IT WAS the 1950s, and developer Stone & Stone began building the first homes in an area that had been an oil field. At the nearby ranch of Will Rogers Jr., actors and actresses learned to rope and ride for the many westerns that Culver City studios were churning out. Racial integration, a fight for schools and park space and the desire for a better life played out in newly established Blair Hills, as it did in many other communities across the country.
What it's about
FOR THE RECORD:
Blair Hills: An article in Saturday's Home section on the Culver City community cited as evidence of low turnover in the area a few houses that had sold in the last 12 months —including, the article said, a three-bedroom, two-bathroom single-story home on Lenawee Avenue. In fact, the house did not sell and is still listed at $735,000.
Miriam "Mim" Shapiro, one of Blair Hills' first residents, moved into her Wrightcrest Drive home in June 1956.
At the time, she and her husband, Hank, along with their two children, were searching for a four-bedroom house, a rarity in those days, she said. They settled in the area largely because other young families were drawn to it as a place to raise children.
Today, the quiet, winding roads of Blair Hills, which are part of Culver City, offer homeowners and apartment dwellers access to a neighborhood park, the nearby Kenneth Hahn State Recreation Area and Baldwin Hills Scenic State Park.
Shapiro is proud of the role she and her neighbors played in establishing Blair Hills Assn., a vocal neighborhood group that pushed for the community park, a school and, more recently, helped to preserve almost 60 acres that has become the state park, scheduled to open to the public at the end of the year. Developers had fought for almost a decade to put about 200 upscale homes on the site. The Baldwin Hills Conservancy eventually purchased the property.
The Blair Hills neighborhood is roughly bounded by La Cienega Boulevard on the east, oil wells on the south, Baldwin Hills Scenic State Park on the west and Jefferson Boulevard and Rodeo Road to the north.
Paul Pitti, a Culver City native, said his parents were among the first 500 people to own property in the community.
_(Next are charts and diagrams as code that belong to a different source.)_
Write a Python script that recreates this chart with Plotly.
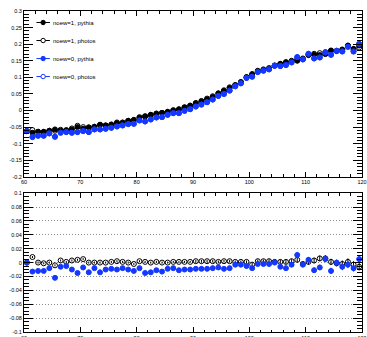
import plotly.graph_objects as go

# bin centres (GeV)
x_centres = [60.5 + i for i in range(60)]

noew1_pythia = [-0.062, -0.067, -0.064, -0.064, -0.061, -0.057, -0.061, -0.060, -0.057, -0.050,
                -0.055, -0.051, -0.049, -0.043, -0.045, -0.043, -0.038, -0.037, -0.031, -0.028,
                -0.022, -0.018, -0.013, -0.010, -0.007, -0.004, 0.000, 0.003, 0.009, 0.014,
                0.021, 0.027, 0.034, 0.041, 0.051, 0.059, 0.068, 0.076, 0.085, 0.100,
                0.110, 0.118, 0.122, 0.126, 0.135, 0.140, 0.145, 0.148, 0.150, 0.157,
                0.167, 0.168, 0.167, 0.170, 0.180, 0.180, 0.184, 0.195, 0.186, 0.196]

noew1_photos = [-0.062, -0.059, -0.064, -0.065, -0.061, -0.061, -0.058, -0.059, -0.054, -0.046,
                -0.050, -0.051, -0.049, -0.043, -0.045, -0.042, -0.036, -0.036, -0.031, -0.030,
                -0.020, -0.017, -0.013, -0.009, -0.007, -0.004, 0.001, 0.004, 0.010, 0.015,
                0.023, 0.029, 0.036, 0.043, 0.052, 0.061, 0.070, 0.077, 0.086, 0.101,
                0.107, 0.120, 0.124, 0.128, 0.136, 0.141, 0.146, 0.150, 0.154, 0.155,
                0.168, 0.171, 0.173, 0.176, 0.181, 0.179, 0.182, 0.196, 0.183, 0.190]

noew0_pythia = [-0.062, -0.080, -0.076, -0.076, -0.069, -0.079, -0.067, -0.065, -0.067, -0.065,
                -0.062, -0.065, -0.057, -0.057, -0.055, -0.052, -0.048, -0.045, -0.041, -0.040,
                -0.030, -0.033, -0.027, -0.021, -0.020, -0.013, -0.008, -0.008, -0.001, 0.004,
                0.012, 0.018, 0.025, 0.033, 0.044, 0.050, 0.060, 0.073, 0.082, 0.098,
                0.102, 0.116, 0.120, 0.124, 0.135, 0.134, 0.137, 0.145, 0.161, 0.154,
                0.171, 0.157, 0.160, 0.175, 0.168, 0.180, 0.178, 0.192, 0.178, 0.201]

noew0_photos = [-0.062, -0.080, -0.076, -0.076, -0.069, -0.079, -0.067, -0.065, -0.067, -0.065,
                -0.062, -0.065, -0.057, -0.057, -0.055, -0.052, -0.048, -0.045, -0.041, -0.040,
                -0.030, -0.033, -0.027, -0.021, -0.020, -0.013, -0.008, -0.008, -0.001, 0.004,
                0.012, 0.018, 0.025, 0.033, 0.044, 0.050, 0.060, 0.073, 0.082, 0.098,
                0.102, 0.116, 0.120, 0.124, 0.135, 0.134, 0.137, 0.145, 0.161, 0.154,
                0.171, 0.157, 0.160, 0.175, 0.168, 0.180, 0.178, 0.192, 0.178, 0.201]

# lower panel: differences w.r.t. noew=1, pythia
diff_noew1_photos = [0.000, 0.008, 0.000, -0.001, 0.000, -0.004, 0.003, 0.001, 0.003, 0.004,
                     0.005, 0.000, 0.000, 0.000, 0.000, 0.001, 0.002, 0.001, 0.000, -0.002,
                     0.002, 0.001, 0.000, 0.001, 0.000, 0.000, 0.001, 0.001, 0.001, 0.001,
                     0.002, 0.002, 0.002, 0.002, 0.001, 0.002, 0.002, 0.001, 0.001, 0.001,
                     -0.003, 0.002, 0.002, 0.002, 0.001, 0.001, 0.001, 0.002, 0.004, -0.002,
                     0.001, 0.003, 0.006, 0.006, 0.001, -0.001, -0.002, 0.001, -0.003, -0.006]

diff_noew0_pythia = [0.000, -0.013, -0.012, -0.012, -0.008, -0.022, -0.006, -0.005, -0.010, -0.015,
                     -0.007, -0.014, -0.008, -0.014, -0.010, -0.009, -0.010, -0.008, -0.010, -0.012,
                     -0.008, -0.015, -0.014, -0.011, -0.013, -0.009, -0.008, -0.011, -0.010, -0.010,
                     -0.009, -0.009, -0.009, -0.008, -0.007, -0.009, -0.008, -0.003, -0.003, -0.005,
                     -0.008, -0.002, -0.002, -0.002, 0.000, -0.006, -0.008, -0.003, 0.011, -0.003,
                     0.004, -0.011, -0.007, 0.005, -0.012, 0.000, -0.006, -0.003, -0.008, 0.005]

diff_err = [0.0015, 0.0015, 0.0015, 0.0015, 0.0015, 0.0015, 0.0015, 0.0015, 0.0015, 0.0015,
            0.0015, 0.0015, 0.0015, 0.0015, 0.0015, 0.0015, 0.0015, 0.0015, 0.0015, 0.0015,
            0.0015, 0.0015, 0.0015, 0.0015, 0.0015, 0.0015, 0.0015, 0.0015, 0.0015, 0.0015,
            0.002, 0.002, 0.002, 0.002, 0.002, 0.002, 0.002, 0.002, 0.002, 0.002,
            0.0025, 0.0025, 0.0025, 0.003, 0.003, 0.003, 0.003, 0.003, 0.0035, 0.0035,
            0.004, 0.004, 0.004, 0.0045, 0.0045, 0.0045, 0.005, 0.005, 0.005, 0.0055]

legend_labels = ["noew=1, pythia", "noew=1, photos", "noew=0, pythia", "noew=0, photos"]

top_y_ticks = [-0.2, -0.15, -0.1, -0.05, 0, 0.05, 0.1, 0.15, 0.2, 0.25, 0.3]
top_y_labels = ["-0.2", "-0.15", "-0.1", "-0.05", "0", "0.05", "0.1", "0.15", "0.2", "0.25", "0.3"]
bot_y_ticks = [-0.1, -0.08, -0.06, -0.04, -0.02, 0, 0.02, 0.04, 0.06, 0.08, 0.1]
bot_y_labels = ["-0.1", "-0.08", "-0.06", "-0.04", "-0.02", "0", "0.02", "0.04", "0.06", "0.08", "0.1"]
x_ticks = [60, 70, 80, 90, 100, 110, 120]
x_labels = ["60", "70", "80", "90", "100", "110", "120"]

BLACK = "#000000"
BLUE = "#1438ff"
MS = 5
FONT = "Liberation Sans, Arial, sans-serif"

W, H = 367, 337
L, R, T, B = 23.5, 4.5, 11, 5.3
PW, PH = W - L - R, H - T - B

fig = go.Figure()

def add(y, color, symbol, xa, ya, err=None):
    fig.add_trace(go.Scatter(
        x=x_centres, y=y, mode="markers",
        marker=dict(color=color, symbol=symbol, size=MS, line=dict(color=color, width=1)),
        error_y=(dict(type="data", array=err, color=color, thickness=1, width=0) if err else None),
        xaxis=xa, yaxis=ya, showlegend=False, hoverinfo="skip"))

add(noew1_pythia, BLACK, "circle", "x", "y")
add(noew1_photos, BLACK, "circle-open", "x", "y")
add(noew0_pythia, BLUE, "circle", "x", "y")
add(noew0_photos, BLUE, "circle-open", "x", "y")

add(diff_noew1_photos, BLACK, "circle-open", "x2", "y2", diff_err)
add(diff_noew0_pythia, BLUE, "circle", "x2", "y2", diff_err)

# manual ROOT-style legend (pixel positions -> paper coords)
def px(xp):
    return (xp - L) / PW

def py(yp):
    return (H - B - yp) / PH

legend_style = [(BLACK, True), (BLACK, False), (BLUE, True), (BLUE, False)]
shapes = []
annotations = []
for k, (label, (col, filled)) in enumerate(zip(legend_labels, legend_style)):
    yc = 22.5 + 18 * k
    shapes.append(dict(type="line", xref="paper", yref="paper", x0=px(36), x1=px(49.5),
                       y0=py(yc), y1=py(yc), line=dict(color=col, width=1)))
    r = 2.2
    shapes.append(dict(type="circle", xref="paper", yref="paper",
                       x0=px(42.7 - r), x1=px(42.7 + r), y0=py(yc + r), y1=py(yc - r),
                       line=dict(color=col, width=1),
                       fillcolor=col if filled else "white"))
    annotations.append(dict(text=label, xref="paper", yref="paper", x=px(50.5), y=py(yc),
                            xanchor="left", yanchor="middle", showarrow=False,
                            font=dict(size=6, family=FONT, color="black")))

common_x = dict(range=[60, 120], tickvals=x_ticks, ticktext=x_labels, ticks="inside", ticklen=5,
                showline=True, linecolor="black", linewidth=1, mirror="allticks",
                tickfont=dict(size=5.5, family=FONT, color="black"), showgrid=False, zeroline=False,
                minor=dict(dtick=2, ticks="inside", ticklen=2.5, tickcolor="black"),
                tickcolor="black", automargin=False)
common_y = dict(ticks="inside", ticklen=9, showline=True, linecolor="black", linewidth=1,
                mirror="allticks", tickfont=dict(size=5.5, family=FONT, color="black"),
                zeroline=False, tickcolor="black", automargin=False)

fig.update_layout(
    width=W, height=H,
    margin=dict(l=L, r=R, t=T, b=B, autoexpand=False),
    paper_bgcolor="white", plot_bgcolor="white",
    font=dict(family=FONT, color="black"),
    xaxis=dict(**common_x, domain=[0, 1], anchor="y"),
    yaxis=dict(**common_y, domain=[0.4833, 1], range=[-0.2, 0.3], tickvals=top_y_ticks,
               ticktext=top_y_labels, showgrid=False, anchor="x",
               minor=dict(dtick=0.01, ticks="inside", ticklen=5, tickcolor="black")),
    xaxis2=dict(**common_x, domain=[0, 1], anchor="y2"),
    yaxis2=dict(**common_y, domain=[0, 0.4325], range=[-0.1, 0.1], tickvals=bot_y_ticks,
                ticktext=bot_y_labels, showgrid=True, gridcolor="#8c8c8c", griddash="1px,2px",
                gridwidth=1, anchor="x2",
                minor=dict(dtick=0.005, ticks="inside", ticklen=5, tickcolor="black")),
    shapes=shapes,
    annotations=annotations,
    showlegend=False,
)

fig.write_html(
    "out.html",
    config={"displayModeBar": False},
    post_script="document.body.style.margin='0';document.body.style.overflow='hidden';",
)
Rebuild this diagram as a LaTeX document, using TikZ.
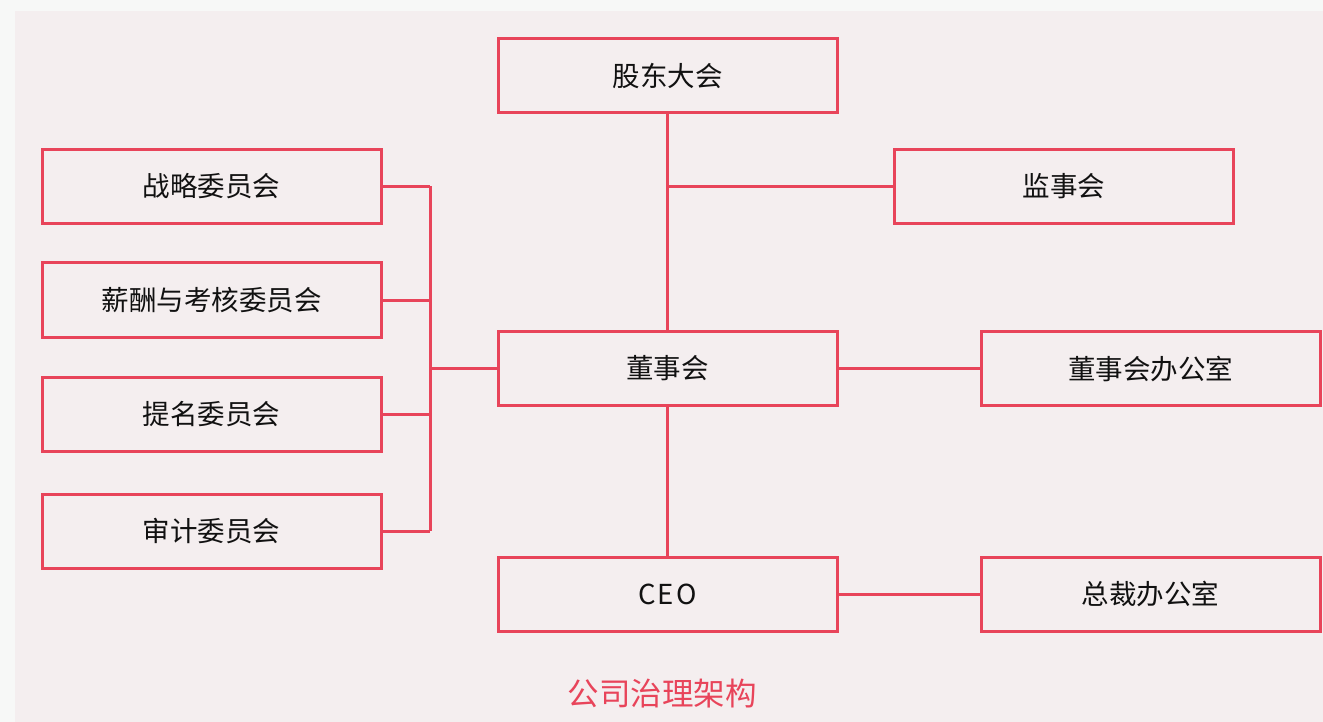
\documentclass[tikz,border=0pt]{standalone}
\usepackage{fontspec}
\setmainfont{Noto Sans CJK SC}
\usetikzlibrary{positioning}
\definecolor{bdr}{HTML}{E8445A}
\definecolor{panel}{HTML}{F4EEEF}
\definecolor{outer}{HTML}{F7F8F7}
\definecolor{txt}{HTML}{111111}
\tikzset{
  orgbox/.style={draw=bdr, line width=3pt, minimum width=339pt, minimum height=74pt, inner sep=0pt, text=txt, font=\fontsize{27.5}{32}\selectfont, anchor=center},
  link/.style={draw=bdr, line width=3pt}
}
\begin{document}
\begin{tikzpicture}[x=1pt,y=-1pt]
\useasboundingbox (0,0) rectangle (1323,722);
\fill[outer] (0,0) rectangle (1323,722);
\fill[panel] (15,11) rectangle (1323,722);
\node[orgbox] (gd) at (667.5,75.5) {股东大会};
\node[orgbox] (js) at (1064,186.5) {监事会};
\node[orgbox] (zl) at (211.5,186.5) {战略委员会};
\node[orgbox] (xc) at (211.5,300) {薪酬与考核委员会};
\node[orgbox] (tm) at (211.5,414) {提名委员会};
\node[orgbox] (sj) at (211.5,531) {审计委员会};
\node[orgbox] (ds) at (667.5,368.5) {董事会};
\node[orgbox] (dsb) at (1150.5,368.5) {董事会办公室};
\node[orgbox] (ceo) at (667.5,594) {\addfontfeature{LetterSpace=8}CEO};
\node[orgbox] (zc) at (1150.5,594) {总裁办公室};
\node[text=bdr, font=\fontsize{31.5}{36}\selectfont] (title) at (662,694) {公司治理架构};
\coordinate (bjs) at (667.5,186.5);
\coordinate (btop) at (430,186.5);
\coordinate (bbot) at (430,531);
\coordinate (bmid) at (430,368.5);
\draw[link] (gd.south) -- (ds.north);
\draw[link] (bjs) -- (js.west);
\draw[link] (ds.south) -- (ceo.north);
\draw[link] (ds.east) -- (dsb.west);
\draw[link] (ceo.east) -- (zc.west);
\draw[link] (zl.east) -- (btop);
\draw[link] (xc.east) -- (xc.east -| bmid);
\draw[link] (tm.east) -- (tm.east -| bmid);
\draw[link] (sj.east) -- (bbot);
\draw[link] (btop) -- (bbot);
\draw[link] (bmid) -- (ds.west);
\end{tikzpicture}
\end{document}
His mother worked as a personal maid for Pauline Frederick, a silent film star, and Pitti's father, Ben, was her chauffeur and bodyguard. Pitti said he is named after Frederick.
Now 84, Pitti said his father worked on westerns and knew Will Rogers from the vaudeville circuit.
In the late 1920s, Pitti's parents began assisting Rogers on his ranch near the Santa Monica Mountains. His father was a chauffeur for Rogers' wife, Betty, and also taught Rogers' two boys to rope and ride.
Pitti remembers the oil fields that preceded the homes and tree-lined residential steets that today define Blair Hills. Once, he recalls, a show horse belonging to his older brother became stuck in an oil slump southeast of what is now Blair Hills Park.
Oil remains a part of the lives of the residents here. Los Angeles County is working to establish guidelines to determine whether more drilling can or should be done.
Dannie Cavanaugh of Cavanaugh Realtors said people "tend to stay when they buy up there," in reference to the low number of home sales in Blair Hills. In the last 12 months, a three-bedroom, two-bathroom, single-story home on Lenawee Avenue sold for $735,000. The 1,784-square-foot home was built in 1957.
A Stoneview Drive home sold in December for $800,000. The four-bedroom, two-bathroom, 2,023-square-foot home was also built in 1957. Another home on Stoneview sold for $600,000 in July. The 1,865-square-foot home has three bedrooms and two bathrooms.
The Blair Hills neighborhood is served by the Culver City Unified School District, which has five elementary schools. El Marino Language School scored 903 out of a possible 1,000 on the 2008Academic Performance Index Growth Report. El Rincon Elementary scored 835; La Ballona Elementary, 797; Linwood E. Howe Elementary, 807, and Farragut Elementary, 842. Culver City Middle scored 800 and Culver City High School, 750.